Storage virtualization also includes best practices around managing large virtual storage pools, such as wide striping across multiple spindles for improved performance. The upshot of virtualization is that IT can efficiently pool physical storage capacity, which in turn improves allocation and shrinks energy and cooling costs.
Achieving a cost-effective and sustainable green data center is a major undertaking. However, reducing energy-related costs and managing data-center build-out is not an all-or-nothing task. Storage represents a large piece of the energy pie, and shrinking storage with innovative software technologies will have an immediate impact on the bottom line. By founding their green data center on this process, companies can realize significant reductions in storage-related energy costs. Then they can proceed to integrate other strategies, including managing power usage as an SLA, building an energy-efficient infrastructure, and engineering facilities for maximum power efficiency.

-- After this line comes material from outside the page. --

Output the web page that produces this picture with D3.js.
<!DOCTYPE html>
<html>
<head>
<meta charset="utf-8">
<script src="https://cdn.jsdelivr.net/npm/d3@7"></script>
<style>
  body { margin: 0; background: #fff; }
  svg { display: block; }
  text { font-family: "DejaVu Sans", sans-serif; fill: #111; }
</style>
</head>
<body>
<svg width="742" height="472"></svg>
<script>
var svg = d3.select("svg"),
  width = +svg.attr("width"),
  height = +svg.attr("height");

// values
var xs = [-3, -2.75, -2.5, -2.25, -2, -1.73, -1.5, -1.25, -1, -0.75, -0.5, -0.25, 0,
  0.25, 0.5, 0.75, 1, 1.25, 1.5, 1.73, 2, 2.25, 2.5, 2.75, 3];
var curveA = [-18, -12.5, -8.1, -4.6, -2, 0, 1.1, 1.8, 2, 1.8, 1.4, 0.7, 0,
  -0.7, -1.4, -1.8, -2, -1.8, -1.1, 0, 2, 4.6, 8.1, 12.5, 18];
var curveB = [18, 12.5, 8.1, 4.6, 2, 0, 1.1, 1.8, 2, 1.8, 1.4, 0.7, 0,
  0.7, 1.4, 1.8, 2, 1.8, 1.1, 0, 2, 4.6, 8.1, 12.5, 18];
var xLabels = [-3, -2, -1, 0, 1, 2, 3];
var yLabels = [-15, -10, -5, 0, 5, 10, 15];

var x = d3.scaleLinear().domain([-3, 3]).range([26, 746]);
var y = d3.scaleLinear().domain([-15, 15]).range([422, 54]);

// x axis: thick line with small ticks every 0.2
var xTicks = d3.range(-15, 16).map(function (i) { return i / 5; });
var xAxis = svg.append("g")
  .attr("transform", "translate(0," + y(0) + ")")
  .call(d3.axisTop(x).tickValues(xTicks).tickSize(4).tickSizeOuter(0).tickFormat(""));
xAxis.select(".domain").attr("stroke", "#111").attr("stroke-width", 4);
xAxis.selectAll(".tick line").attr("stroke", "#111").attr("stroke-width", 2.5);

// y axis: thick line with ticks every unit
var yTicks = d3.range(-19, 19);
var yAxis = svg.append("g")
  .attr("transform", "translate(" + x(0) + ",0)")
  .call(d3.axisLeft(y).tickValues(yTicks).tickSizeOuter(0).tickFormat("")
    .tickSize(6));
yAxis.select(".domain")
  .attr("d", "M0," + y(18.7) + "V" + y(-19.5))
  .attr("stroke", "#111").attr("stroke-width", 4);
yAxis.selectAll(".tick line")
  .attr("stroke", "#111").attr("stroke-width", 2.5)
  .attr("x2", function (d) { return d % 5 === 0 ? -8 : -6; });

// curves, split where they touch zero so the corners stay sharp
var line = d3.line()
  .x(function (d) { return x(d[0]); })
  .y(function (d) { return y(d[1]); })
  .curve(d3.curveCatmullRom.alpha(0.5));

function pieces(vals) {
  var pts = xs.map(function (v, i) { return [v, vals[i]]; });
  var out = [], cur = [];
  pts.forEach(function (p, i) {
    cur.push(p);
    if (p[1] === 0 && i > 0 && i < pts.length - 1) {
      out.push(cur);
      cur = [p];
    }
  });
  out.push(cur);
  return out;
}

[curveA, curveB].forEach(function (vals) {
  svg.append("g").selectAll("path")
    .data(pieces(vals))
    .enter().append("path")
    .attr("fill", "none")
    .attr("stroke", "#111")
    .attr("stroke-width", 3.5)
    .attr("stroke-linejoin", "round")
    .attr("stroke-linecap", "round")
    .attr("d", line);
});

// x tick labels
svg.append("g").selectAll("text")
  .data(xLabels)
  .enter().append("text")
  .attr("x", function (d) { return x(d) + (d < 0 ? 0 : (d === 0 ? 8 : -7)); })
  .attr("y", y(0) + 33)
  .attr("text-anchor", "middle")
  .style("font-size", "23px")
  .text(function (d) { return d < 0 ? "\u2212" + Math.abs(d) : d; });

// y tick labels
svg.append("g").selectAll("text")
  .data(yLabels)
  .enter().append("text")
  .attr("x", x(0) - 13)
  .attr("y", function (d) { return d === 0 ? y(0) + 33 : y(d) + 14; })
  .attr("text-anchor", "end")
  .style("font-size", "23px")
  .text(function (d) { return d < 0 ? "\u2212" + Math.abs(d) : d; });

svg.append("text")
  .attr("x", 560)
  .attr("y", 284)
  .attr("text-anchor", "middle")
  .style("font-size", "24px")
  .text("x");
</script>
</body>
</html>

Christine Taylor is a research analyst at the Taneja Group (www.tanejagroup.com). For details on the report, "The Greening of the Data Center: A Four-Part Strategy to Achieve the Energy-Efficient Infrastructure," go to email@example.com.

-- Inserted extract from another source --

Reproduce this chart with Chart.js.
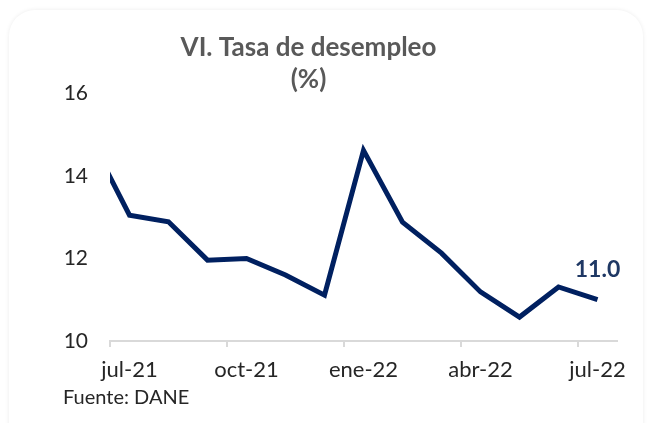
<!DOCTYPE html>
<html>
<head>
<meta charset="utf-8">
<script src="https://cdn.jsdelivr.net/npm/chart.js@4.4.0/dist/chart.umd.min.js"></script>
<style>
  html, body { margin: 0; padding: 0; background: #fff; }
  #wrap { position: relative; width: 647px; height: 423px; overflow: hidden; }
  #card { position: absolute; left: 9px; top: 10px; width: 634px; height: 440px;
          border-radius: 26px; background: #fff; box-shadow: 0 0 4px rgba(0,0,0,0.08); }
  #canvas1 { position: absolute; left: 0; top: 0; }
</style>
</head>
<body>
<div id="wrap">
  <div id="card"></div>
  <canvas id="canvas1" width="647" height="423"></canvas>
</div>
<script>
// monthly unemployment rate (%), jun-21 is cut off at the left edge in the original
const meses = ['jun-21', 'jul-21', 'ago-21', 'sep-21', 'oct-21', 'nov-21', 'dic-21',
               'ene-22', 'feb-22', 'mar-22', 'abr-22', 'may-22', 'jun-22', 'jul-22']
const tasa = [14.9, 13.05, 12.89, 11.96, 12.0, 11.6, 11.11,
              14.62, 12.88, 12.13, 11.19, 10.58, 11.31, 11.0]
const yTicks = [10, 12, 14, 16]
const xTickCats = [0.5, 3.5, 6.5, 9.5, 12.5]  // category boundaries with a tick mark

const puntos = tasa.map((v, i) => ({ x: i, y: v }))

const ctx = document.getElementById('canvas1').getContext('2d')

const extras = {
  id: 'extras',
  afterDatasetsDraw(chart) {
    const c = chart.ctx
    const meta = chart.getDatasetMeta(0)
    const last = meta.data[meta.data.length - 1]
    c.save()
    c.font = 'bold 23px Lato'
    c.fillStyle = '#1f3864'
    c.textAlign = 'center'
    c.textBaseline = 'middle'
    c.fillText(tasa[tasa.length - 1].toFixed(1), last.x, last.y - 30)
    c.font = '20px Lato'
    c.fillStyle = '#262626'
    c.textAlign = 'left'
    c.fillText('Fuente: DANE', 63, 398)
    c.restore()
  }
}

const myChart = new Chart(ctx, {
  type: 'line',
  data: {
    datasets: [{
      data: puntos,
      borderColor: '#002060',
      borderWidth: 5,
      pointRadius: 0,
      tension: 0,
      clip: { left: 0, top: 5, right: 5, bottom: 5 }
    }]
  },
  options: {
    responsive: false,
    animation: false,
    layout: { padding: { left: 0, right: 30, top: 0, bottom: 0 } },
    plugins: {
      legend: { display: false },
      tooltip: { enabled: false },
      title: {
        display: true,
        text: ['VI. Tasa de desempleo', '(%)'],
        color: '#595959',
        font: { family: 'Lato', size: 26, weight: 'bold', lineHeight: 1.22 },
        padding: { top: 32, bottom: -2 }
      }
    },
    scales: {
      x: {
        type: 'linear',
        min: 0.5,
        max: 13.5,
        afterBuildTicks: s => { s.ticks = xTickCats.map(v => ({ value: v })) },
        afterFit: s => { s.height = 82 },
        border: { display: true, color: '#d9d9d9', width: 2 },
        grid: { drawOnChartArea: false, drawTicks: true, tickLength: 6, color: '#d9d9d9', lineWidth: 2 },
        ticks: {
          autoSkip: false,
          maxRotation: 0,
          labelOffset: 19.5,
          padding: 10,
          color: '#262626',
          font: { family: 'Lato', size: 22 },
          callback: v => meses[Math.round(v + 0.5)]
        }
      },
      y: {
        min: 10,
        max: 16,
        afterBuildTicks: s => { s.ticks = yTicks.map(v => ({ value: v })) },
        afterFit: s => { s.width = 110 },
        border: { display: false },
        grid: { display: false, drawTicks: false },
        ticks: {
          padding: 22,
          color: '#262626',
          font: { family: 'Lato', size: 21 }
        }
      }
    }
  },
  plugins: [extras]
})
</script>
</body>
</html>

Survey reveals 'green' initiatives (or lack thereof)
By Ann Silverthorn
According to an end-user survey, which included a section on "green" initiatives, nearly three-fourths of the respondents have an interest in adopting a green data-center initiative, yet only one in seven has successfully done so. For the purpose of the study, a green data center was defined as having increased efficiencies in energy usage, power consumption, and space utilization, and a reduction in polluting energy sources.

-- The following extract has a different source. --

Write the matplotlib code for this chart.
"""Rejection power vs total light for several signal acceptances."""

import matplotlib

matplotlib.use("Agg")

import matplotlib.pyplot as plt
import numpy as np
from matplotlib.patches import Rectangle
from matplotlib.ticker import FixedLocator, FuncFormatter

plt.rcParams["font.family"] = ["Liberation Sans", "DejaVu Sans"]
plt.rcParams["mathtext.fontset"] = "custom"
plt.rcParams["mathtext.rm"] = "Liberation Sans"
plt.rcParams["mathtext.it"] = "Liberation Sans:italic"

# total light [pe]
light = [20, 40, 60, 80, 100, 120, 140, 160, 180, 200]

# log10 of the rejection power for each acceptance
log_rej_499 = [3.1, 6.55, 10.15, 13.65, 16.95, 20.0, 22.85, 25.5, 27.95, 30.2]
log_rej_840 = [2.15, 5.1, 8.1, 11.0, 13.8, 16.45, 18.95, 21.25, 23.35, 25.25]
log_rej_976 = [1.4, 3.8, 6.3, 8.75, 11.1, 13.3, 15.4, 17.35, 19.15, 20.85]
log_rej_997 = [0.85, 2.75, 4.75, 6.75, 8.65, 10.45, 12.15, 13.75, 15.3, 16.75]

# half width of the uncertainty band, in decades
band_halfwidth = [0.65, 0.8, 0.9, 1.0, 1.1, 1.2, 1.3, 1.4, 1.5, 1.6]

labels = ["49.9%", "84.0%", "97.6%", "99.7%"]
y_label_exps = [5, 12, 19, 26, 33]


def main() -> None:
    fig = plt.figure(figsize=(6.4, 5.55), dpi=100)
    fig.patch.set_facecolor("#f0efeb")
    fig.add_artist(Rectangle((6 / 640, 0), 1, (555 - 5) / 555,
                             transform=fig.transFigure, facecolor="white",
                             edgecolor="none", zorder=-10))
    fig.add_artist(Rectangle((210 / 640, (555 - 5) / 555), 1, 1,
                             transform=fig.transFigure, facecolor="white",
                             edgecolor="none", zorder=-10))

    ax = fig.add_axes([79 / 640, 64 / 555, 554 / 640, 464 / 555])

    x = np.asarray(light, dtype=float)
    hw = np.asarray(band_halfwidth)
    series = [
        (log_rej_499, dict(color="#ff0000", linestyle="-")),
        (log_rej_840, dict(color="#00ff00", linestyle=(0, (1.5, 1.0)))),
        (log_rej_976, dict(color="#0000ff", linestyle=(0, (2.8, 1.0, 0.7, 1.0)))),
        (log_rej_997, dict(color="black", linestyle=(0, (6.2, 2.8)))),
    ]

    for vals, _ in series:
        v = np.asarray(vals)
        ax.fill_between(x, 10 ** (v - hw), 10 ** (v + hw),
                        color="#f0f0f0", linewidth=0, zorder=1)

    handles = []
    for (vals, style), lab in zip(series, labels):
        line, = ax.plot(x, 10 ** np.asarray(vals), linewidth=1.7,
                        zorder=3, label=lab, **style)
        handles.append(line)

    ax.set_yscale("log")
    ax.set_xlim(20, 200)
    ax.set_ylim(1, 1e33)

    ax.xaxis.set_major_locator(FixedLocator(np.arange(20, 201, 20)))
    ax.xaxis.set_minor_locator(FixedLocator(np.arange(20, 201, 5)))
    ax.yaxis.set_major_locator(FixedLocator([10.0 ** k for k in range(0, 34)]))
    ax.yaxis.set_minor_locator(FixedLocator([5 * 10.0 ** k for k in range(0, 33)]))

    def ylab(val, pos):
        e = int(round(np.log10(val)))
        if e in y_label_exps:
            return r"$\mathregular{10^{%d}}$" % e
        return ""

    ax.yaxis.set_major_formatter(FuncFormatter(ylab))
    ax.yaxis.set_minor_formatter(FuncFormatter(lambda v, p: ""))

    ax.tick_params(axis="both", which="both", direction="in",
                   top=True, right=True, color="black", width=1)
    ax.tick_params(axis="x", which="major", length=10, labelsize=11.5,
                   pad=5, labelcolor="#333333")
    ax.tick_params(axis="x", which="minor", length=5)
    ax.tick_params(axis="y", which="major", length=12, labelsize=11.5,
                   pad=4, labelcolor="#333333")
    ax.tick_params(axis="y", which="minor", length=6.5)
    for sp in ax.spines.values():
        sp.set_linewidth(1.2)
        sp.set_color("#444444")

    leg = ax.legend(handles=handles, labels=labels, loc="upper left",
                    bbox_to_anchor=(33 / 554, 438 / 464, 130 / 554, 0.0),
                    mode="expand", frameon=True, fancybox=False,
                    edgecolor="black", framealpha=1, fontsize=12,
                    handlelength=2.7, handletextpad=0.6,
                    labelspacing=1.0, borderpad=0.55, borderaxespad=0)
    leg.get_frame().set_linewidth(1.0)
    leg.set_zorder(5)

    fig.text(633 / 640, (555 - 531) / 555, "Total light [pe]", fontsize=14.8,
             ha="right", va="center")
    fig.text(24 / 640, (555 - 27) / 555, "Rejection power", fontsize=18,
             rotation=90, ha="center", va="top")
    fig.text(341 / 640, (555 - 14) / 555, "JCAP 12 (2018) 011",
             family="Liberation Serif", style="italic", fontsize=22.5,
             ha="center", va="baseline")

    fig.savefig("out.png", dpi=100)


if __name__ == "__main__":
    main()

Conducted by Ziff Davis Enterprise on behalf of Symantec, the study surveyed 800 data-center managers across 14 countries, most of which were Global 2000 organizations and other large companies.
In the US, only about one-third of the companies have adopted green policies, which compares to 60% in the Asia-Pacific and Japan region, and 55% in Europe.
However, many US companies are making progress with the Green Grid, which is a consortium of IT vendors and users seeking to lower the overall consumption of power in data centers. The organization is chartered to develop platform-neutral standards, measurement methods, processes, and new technologies to improve energy efficiency.
Green Grid board members include AMD, APC, Dell, Hewlett-Packard, IBM, Intel, Microsoft, Rackable Systems, SprayCool, Sun, and VMware. Contributing members include nearly 30 companies, including storage vendors such as Brocade, Copan, EMC, Pillar Data Systems, QLogic, Symantec, Verari Systems, and Western Digital. And there are an additional 75 general members participating in the Green Grid.
In the Symantec survey, almost 85% of the respondents said that energy efficiency is at least a moderate priority in their data centers, with 15.5% citing it as a critical priority.
When considering approaches to making data centers greener, IT managers have many choices in both software and hardware. They may even decide on an entire data-center redesign. According to users, technologies such as data de-duplication and creating a tiered storage architecture are examples of technologies that can dramatically reduce energy consumption.
In addition, there are a variety of projects that constitute green policies. Among the most popular are software-based solutions such as server consolidation and server virtualization. In fact, 68% of the survey respondents said that reducing energy played a role in their decision to implement server consolidation and virtualization.